Somali pirates operating in this area are looking to pirate merchant ships, yet past activity has shown that pirates will also attack both large and small yachts passing their way. Larger yachts with more people onboard or a group of yachts could be seen as a valuable and easy target for the pirates. For more information, please read the Let your Yacht take the ferry document located in the “Important Messages” section on the NSC website main page.
It has been observed recently that some Masters are choosing to phone their Company Security Officer (CSO) first in the event of a piracy incident. One of the fundamental requirements of BMP4 states that UKMTO is the primary point of contact for merchant vessels during piracy incidents in the High Risk Area (HRA) which should avoid unnecessary delay and possible inaccurate or incomplete information reaching military commanders. CSOs should ensure their ships’ security plan reinforces the BMP4 recommendation that UKMTO should be telephoned on +971 50 55 23215 in the event of any piracy activity. UKMTO will then make every effort to contact the CSO as a matter of priority with any information received, whilst ensuring the relevant information reaches the military commanders with the minimum of delay.

When navigating throughout the entire region of the HRA, masters are reminded of the need for continued adherence to Best Management Practices 4 (BMP4). As per Section 5 of BMP4, early registration with MSCHOA before entering the HRA and regular reporting to UKMTO are highly recommended.

Masters are advised that the threat of piracy against merchant shipping is always present throughout the entire HRA, and are advised to ensure all necessary Self Protection Measures are implemented as recommended in BMP4. Prudent and timely implementation of all recommended actions and ship hardening measures in BMP4 can make the important difference of being approached, attacked, or pirated. NSC would like to remind masters that BMP4 highly recommends maintaining maximum vessel speed when transiting the High Risk Area (HRA) to prevent pirate boardings.

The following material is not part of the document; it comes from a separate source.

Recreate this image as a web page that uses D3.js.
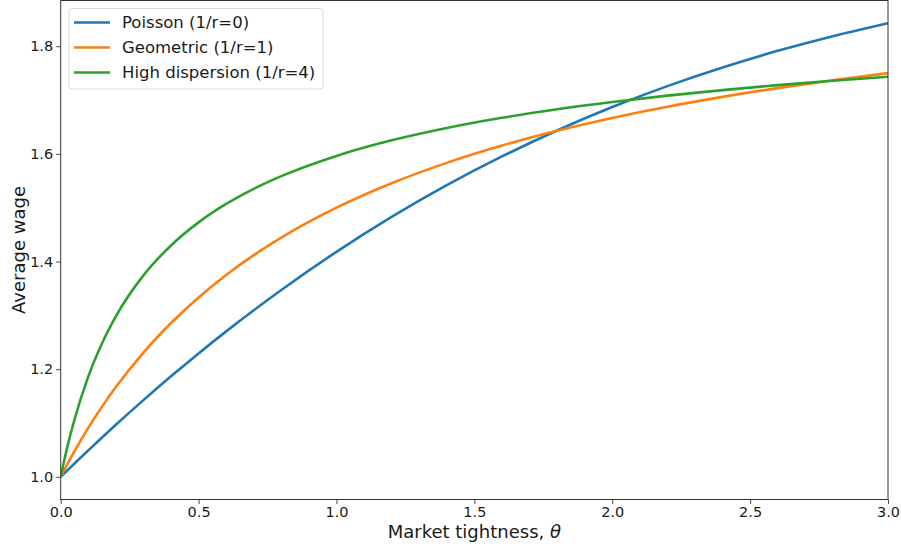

Masters are also reminded that a large number of fishing vessels operate in the Southern Red Sea, Bab al-Mandeb and up to 50 nm off the west coast of India. Fishing vessels may approach a merchant ship in order to maximise fishing opportunities or to safeguard fishing nets. Fishing off India is generally carried out by mechanized or single hull boats with outboard motor carrying 4-5 crew using long lines. Masters are requested to ensure they distinguish between fishing vessels and potential pirates; fishermen may carry small arms.